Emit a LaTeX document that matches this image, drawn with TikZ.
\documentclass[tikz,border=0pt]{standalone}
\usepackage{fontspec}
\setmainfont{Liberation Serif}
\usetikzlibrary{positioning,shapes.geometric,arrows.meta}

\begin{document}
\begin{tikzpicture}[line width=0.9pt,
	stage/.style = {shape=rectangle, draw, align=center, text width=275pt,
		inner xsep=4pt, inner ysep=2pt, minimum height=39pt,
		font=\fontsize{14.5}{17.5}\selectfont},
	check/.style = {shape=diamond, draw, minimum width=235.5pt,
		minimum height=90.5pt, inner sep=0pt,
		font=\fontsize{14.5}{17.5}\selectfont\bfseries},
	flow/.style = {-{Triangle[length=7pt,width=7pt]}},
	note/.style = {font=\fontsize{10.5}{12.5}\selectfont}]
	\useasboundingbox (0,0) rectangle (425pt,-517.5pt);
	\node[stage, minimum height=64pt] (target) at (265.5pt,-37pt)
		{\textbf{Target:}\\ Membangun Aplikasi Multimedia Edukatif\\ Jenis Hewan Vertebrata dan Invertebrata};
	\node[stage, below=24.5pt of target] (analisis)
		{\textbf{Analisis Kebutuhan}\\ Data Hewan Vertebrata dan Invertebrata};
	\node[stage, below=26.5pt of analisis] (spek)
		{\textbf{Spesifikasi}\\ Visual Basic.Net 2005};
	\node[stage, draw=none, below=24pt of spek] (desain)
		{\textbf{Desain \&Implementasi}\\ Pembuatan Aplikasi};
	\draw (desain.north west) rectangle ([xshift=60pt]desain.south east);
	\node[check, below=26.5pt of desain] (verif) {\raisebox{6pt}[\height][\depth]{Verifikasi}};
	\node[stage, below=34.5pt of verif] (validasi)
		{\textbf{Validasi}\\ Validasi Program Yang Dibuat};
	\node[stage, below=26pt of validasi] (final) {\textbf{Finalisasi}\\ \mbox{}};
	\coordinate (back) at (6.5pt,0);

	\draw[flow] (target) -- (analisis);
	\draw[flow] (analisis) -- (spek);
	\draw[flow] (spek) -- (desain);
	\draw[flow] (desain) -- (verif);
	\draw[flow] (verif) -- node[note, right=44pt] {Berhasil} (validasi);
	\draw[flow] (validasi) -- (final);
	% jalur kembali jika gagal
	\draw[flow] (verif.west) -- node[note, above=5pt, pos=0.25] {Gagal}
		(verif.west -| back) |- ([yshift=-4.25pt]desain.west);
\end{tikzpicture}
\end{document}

_ _ _

Task details: Write the data from above out again, exactly.

Solution to the exercise:
Emit a LaTeX document that matches this image, drawn with TikZ.
\documentclass[tikz,border=0pt]{standalone}
\usepackage{fontspec}
\setmainfont{Liberation Serif}
\usetikzlibrary{positioning,shapes.geometric,arrows.meta}

\begin{document}
\begin{tikzpicture}[line width=0.9pt,
	stage/.style = {shape=rectangle, draw, align=center, text width=275pt,
		inner xsep=4pt, inner ysep=2pt, minimum height=39pt,
		font=\fontsize{14.5}{17.5}\selectfont},
	check/.style = {shape=diamond, draw, minimum width=235.5pt,
		minimum height=90.5pt, inner sep=0pt,
		font=\fontsize{14.5}{17.5}\selectfont\bfseries},
	flow/.style = {-{Triangle[length=7pt,width=7pt]}},
	note/.style = {font=\fontsize{10.5}{12.5}\selectfont}]
	\useasboundingbox (0,0) rectangle (425pt,-517.5pt);
	\node[stage, minimum height=64pt] (target) at (265.5pt,-37pt)
		{\textbf{Target:}\\ Membangun Aplikasi Multimedia Edukatif\\ Jenis Hewan Vertebrata dan Invertebrata};
	\node[stage, below=24.5pt of target] (analisis)
		{\textbf{Analisis Kebutuhan}\\ Data Hewan Vertebrata dan Invertebrata};
	\node[stage, below=26.5pt of analisis] (spek)
		{\textbf{Spesifikasi}\\ Visual Basic.Net 2005};
	\node[stage, draw=none, below=24pt of spek] (desain)
		{\textbf{Desain \&Implementasi}\\ Pembuatan Aplikasi};
	\draw (desain.north west) rectangle ([xshift=60pt]desain.south east);
	\node[check, below=26.5pt of desain] (verif) {\raisebox{6pt}[\height][\depth]{Verifikasi}};
	\node[stage, below=34.5pt of verif] (validasi)
		{\textbf{Validasi}\\ Validasi Program Yang Dibuat};
	\node[stage, below=26pt of validasi] (final) {\textbf{Finalisasi}\\ \mbox{}};
	\coordinate (back) at (6.5pt,0);

	\draw[flow] (target) -- (analisis);
	\draw[flow] (analisis) -- (spek);
	\draw[flow] (spek) -- (desain);
	\draw[flow] (desain) -- (verif);
	\draw[flow] (verif) -- node[note, right=44pt] {Berhasil} (validasi);
	\draw[flow] (validasi) -- (final);
	% jalur kembali jika gagal
	\draw[flow] (verif.west) -- node[note, above=5pt, pos=0.25] {Gagal}
		(verif.west -| back) |- ([yshift=-4.25pt]desain.west);
\end{tikzpicture}
\end{document}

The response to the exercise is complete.